Let's see...some cruise highlights. 

1. There was the issue of my being (eleven days) too pregnant to sail, a problem we didn't discover (in typical Ramsay style) till the day before we left. So I spent the whole cruise lying about how pregnant I was for fear that it would somehow get back to the Cruise Police who would put me ashore and leave me and my pregnant belly in Mexico. I suppose I paid for my lies with all the wow-you're-big comments I had to endure because of them. Someone had the nerve to ask: "You sure there aren't two in there?"
Who asks that?

2. Melon sorbet in Puerta Vallarta.

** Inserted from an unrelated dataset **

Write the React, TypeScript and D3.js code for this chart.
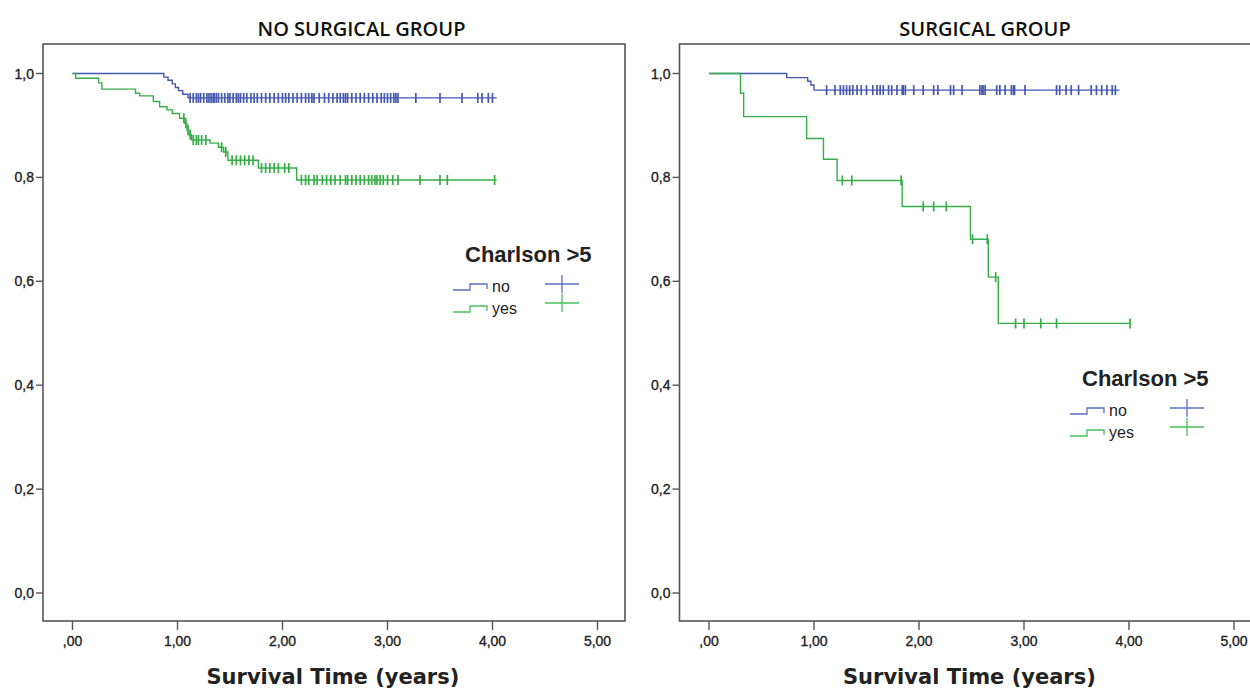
import React from 'react';
import * as d3 from 'd3';

const W = 1250;
const H = 689;

const xTicks = [0, 1, 2, 3, 4, 5];
const xTickLabels = [',00', '1,00', '2,00', '3,00', '4,00', '5,00'];
const yTicks = [0, 0.2, 0.4, 0.6, 0.8, 1];
const yTickLabels = ['0,0', '0,2', '0,4', '0,6', '0,8', '1,0'];
const groupNames = ['no', 'yes'];
const groupColors = ['#4558b0', '#37ad48'];
const legendColors = ['#5b6ec2', '#47c05a'];

// NO SURGICAL GROUP, Charlson >5 = no
const nsNoTimes = [0.87, 0.91, 0.95, 0.98, 1.01, 1.05, 1.1];
const nsNoSurv = [0.993, 0.987, 0.98, 0.973, 0.967, 0.96, 0.953];
const nsNoCensor = [1.12, 1.15, 1.18, 1.2, 1.22, 1.25, 1.28, 1.3, 1.32, 1.34, 1.35, 1.37, 1.39, 1.42, 1.45,
  1.48, 1.5, 1.53, 1.56, 1.58, 1.6, 1.63, 1.66, 1.7, 1.73, 1.76, 1.8, 1.84, 1.88, 1.92, 1.96, 2.0, 2.03,
  2.06, 2.1, 2.14, 2.18, 2.22, 2.25, 2.28, 2.3, 2.35, 2.4, 2.44, 2.48, 2.52, 2.55, 2.58, 2.6, 2.62, 2.66,
  2.7, 2.74, 2.78, 2.82, 2.86, 2.9, 2.94, 2.97, 3.0, 3.03, 3.06, 3.08, 3.1, 3.27, 3.5, 3.71, 3.86, 3.9,
  3.96, 4.0];
const nsNoEnd = 4.04;

// NO SURGICAL GROUP, Charlson >5 = yes
const nsYesTimes = [0.03, 0.25, 0.28, 0.6, 0.64, 0.77, 0.83, 0.9, 0.95, 1.02, 1.07, 1.09, 1.11, 1.135,
  1.31, 1.39, 1.44, 1.48, 1.77, 2.135];
const nsYesSurv = [0.991, 0.982, 0.97, 0.962, 0.957, 0.946, 0.936, 0.93, 0.923, 0.914, 0.904, 0.891,
  0.882, 0.872, 0.866, 0.858, 0.849, 0.833, 0.818, 0.795];
const nsYesCensor = [1.06, 1.08, 1.1, 1.12, 1.15, 1.18, 1.2, 1.23, 1.27, 1.42, 1.46, 1.52, 1.56, 1.6,
  1.64, 1.68, 1.72, 1.8, 1.84, 1.88, 1.92, 1.96, 2.02, 2.06, 2.18, 2.22, 2.25, 2.3, 2.33, 2.38, 2.42,
  2.46, 2.5, 2.55, 2.6, 2.62, 2.66, 2.7, 2.74, 2.78, 2.82, 2.85, 2.88, 2.9, 2.93, 2.96, 3.0, 3.05, 3.1,
  3.31, 3.5, 3.57, 4.02];
const nsYesEnd = 4.04;

// SURGICAL GROUP, Charlson >5 = no
const sNoTimes = [0.74, 0.94, 0.97, 1.0];
const sNoSurv = [0.992, 0.985, 0.978, 0.968];
const sNoCensor = [1.12, 1.2, 1.25, 1.28, 1.31, 1.34, 1.37, 1.41, 1.45, 1.5, 1.56, 1.6, 1.63, 1.66, 1.71,
  1.74, 1.79, 1.84, 1.85, 1.87, 1.95, 2.04, 2.14, 2.18, 2.3, 2.33, 2.41, 2.58, 2.6, 2.61, 2.63, 2.74,
  2.77, 2.82, 2.88, 2.9, 2.91, 3.01, 3.31, 3.34, 3.4, 3.45, 3.52, 3.64, 3.69, 3.74, 3.79, 3.84, 3.87];
const sNoEnd = 3.91;

// SURGICAL GROUP, Charlson >5 = yes
const sYesTimes = [0.3, 0.33, 0.93, 1.09, 1.22, 1.84, 2.49, 2.66, 2.755];
const sYesSurv = [0.962, 0.917, 0.875, 0.835, 0.794, 0.744, 0.681, 0.608, 0.519];
const sYesCensor = [1.27, 1.36, 1.83, 2.04, 2.14, 2.26, 2.51, 2.65, 2.73, 2.92, 3.0, 3.16, 3.31, 4.01];
const sYesEnd = 4.01;

type Series = { times: number[]; surv: number[]; censor: number[]; end: number };

const panels = [
  {
    title: 'NO SURGICAL GROUP',
    x0: 72.5,
    titleOffset: 289,
    legend: { x: 453, y: 254, plus: 109 },
    series: [
      { times: nsNoTimes, surv: nsNoSurv, censor: nsNoCensor, end: nsNoEnd },
      { times: nsYesTimes, surv: nsYesSurv, censor: nsYesCensor, end: nsYesEnd },
    ] as Series[],
  },
  {
    title: 'SURGICAL GROUP',
    x0: 709,
    titleOffset: 276,
    legend: { x: 1070, y: 378, plus: 117 },
    series: [
      { times: sNoTimes, surv: sNoSurv, censor: sNoCensor, end: sNoEnd },
      { times: sYesTimes, surv: sYesSurv, censor: sYesCensor, end: sYesEnd },
    ] as Series[],
  },
];

const y = d3.scaleLinear().domain([0, 1]).range([593, 73.5]);
const frameTop = 44;
const frameBottom = 621;
const frameColor = '#555';
const tickFont = '"Liberation Sans", Arial, sans-serif';

function survAt(s: Series, t: number) {
  const i = d3.bisectRight(s.times, t);
  return i === 0 ? 1 : s.surv[i - 1];
}

const Panel = ({ p }: { p: (typeof panels)[number] }) => {
  const x = d3.scaleLinear().domain([0, 5]).range([p.x0, p.x0 + 525]);
  const left = x(0) - 29.5;
  const right = x(5) + 27.5;
  const line = d3
    .line<[number, number]>()
    .x((d) => x(d[0]))
    .y((d) => y(d[1]))
    .curve(d3.curveStepAfter);

  return (
    <g>
      <text x={x(0) + p.titleOffset} y={36} textAnchor="middle"
        style={{ font: '600 20px "Open Sans", sans-serif', fill: '#111' }}>{p.title}</text>
      <rect x={left} y={frameTop} width={right - left} height={frameBottom - frameTop}
        fill="none" stroke={frameColor} strokeWidth={1.6} />
      {yTicks.map((v, i) => (
        <g key={'y' + i}>
          <line x1={left - 7} x2={left} y1={y(v)} y2={y(v)} stroke={frameColor} strokeWidth={1.4} />
          <text x={left - 9} y={y(v) + 5} textAnchor="end" stroke="#222" strokeWidth={0.35}
            style={{ font: `14px ${tickFont}`, fill: '#222' }}>{yTickLabels[i]}</text>
        </g>
      ))}
      {xTicks.map((v, i) => (
        <g key={'x' + i}>
          <line x1={x(v)} x2={x(v)} y1={frameBottom} y2={frameBottom + 9} stroke={frameColor} strokeWidth={1.4} />
          <text x={x(v)} y={646} textAnchor="middle" stroke="#222" strokeWidth={0.35}
            style={{ font: `14px ${tickFont}`, fill: '#222' }}>{xTickLabels[i]}</text>
        </g>
      ))}
      <text x={x(2.48)} y={684} textAnchor="middle"
        style={{ font: '700 21px "DejaVu Sans", sans-serif', fill: '#222' }}>Survival Time (years)</text>

      {p.series.map((s, gi) => {
        const pts: [number, number][] = [[0, 1], ...s.times.map((t, i) => [t, s.surv[i]] as [number, number]),
          [s.end, s.surv[s.surv.length - 1]]];
        return (
          <g key={'s' + gi}>
            <path d={line(pts) || ''} fill="none" stroke={groupColors[gi]} strokeWidth={1.4} />
            {s.censor.map((c, ci) => (
              <line key={ci} x1={x(c)} x2={x(c)} y1={y(survAt(s, c)) - 5} y2={y(survAt(s, c)) + 5}
                stroke={groupColors[gi]} strokeWidth={1.7} />
            ))}
          </g>
        );
      })}

      <g transform={`translate(${p.legend.x},${p.legend.y})`}>
        <text x={12} y={8} style={{ font: `700 22px ${tickFont}`, fill: '#222' }}>Charlson &gt;5</text>
        {groupNames.map((g, gi) => {
          const rowY = 36 + gi * 22;
          const plusY = 30 + gi * 19;
          return (
            <g key={g}>
              <path d={`M0,${rowY} H17 V${rowY - 6} H34 V${rowY - 1}`} fill="none"
                stroke={legendColors[gi]} strokeWidth={1.3} />
              <text x={39} y={rowY + 2} style={{ font: `16px ${tickFont}`, fill: '#222' }}>{g}</text>
              <line x1={p.legend.plus - 17} x2={p.legend.plus + 17} y1={plusY} y2={plusY}
                stroke={legendColors[gi]} strokeWidth={1.3} />
              <line x1={p.legend.plus} x2={p.legend.plus} y1={plusY - 9} y2={plusY + 9}
                stroke={legendColors[gi]} strokeWidth={1.3} />
            </g>
          );
        })}
      </g>
    </g>
  );
};

export default function App() {
  return (
    <svg width={W} height={H} style={{ position: 'absolute', left: 0, top: 0, background: '#fff' }}>
      <rect width={W} height={H} fill="#fff" />
      {panels.map((p) => (
        <Panel key={p.title} p={p} />
      ))}
    </svg>
  );
}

It was so delicious.

3. The food poisoning I got from the melon sorbet in Puerta Vallarta that had me throwing up for 24 hours. Dr. Mom was essential in this frustrated time. She happily assured me that the baby was blissfully ignorant of my hurling. And she made it so I didn't have to go to the infirmary and get subsequently referred to the Cruise Police.

4. Looking for some Mexican pottery to replenish my mother's collection and after we spent 45 minutes picking out our favorites, we finally asked about prices and the man in this not-even-center-of-tourist-town, everybody-practically-has-the-same-thing-anyway flea market quoted us 38$/bowl. He said he would give us a twenty percent discount, but we were pretty sure that wouldn't quite bring the merchandise into our 8$/bowl price range...We told the vendor what we'd be willing to pay. 
He blinked. 
We stood up and walked away.

5. The name of our taxi/glass bottom boat in Cabo: "Sex Machine 2."

6. The ladies we ate dinner with every night:

Two quilters: Shirley and Diane. They were both born and raised in Eugene, Oregon. Shirley (left) was planning on dying in Eugene until she bought a house which she later found out was technically in Springfield, Oregon. She sighs: "Now I'll probably die in Springfield." 

But if I am completely honest. The cruise looked mostly like this:
Yes. Reading reading reading for my comprehensive exams next month while my mother worked on her book.
It was a super grand time. And now I'm back to a crazy week of school before Jacob and I head to DC on Thursday. Six months pregnant and I'm taking a red eye. Probably not the best decision I've ever made. Any tips for the pregnant woman on the plane are super welcome!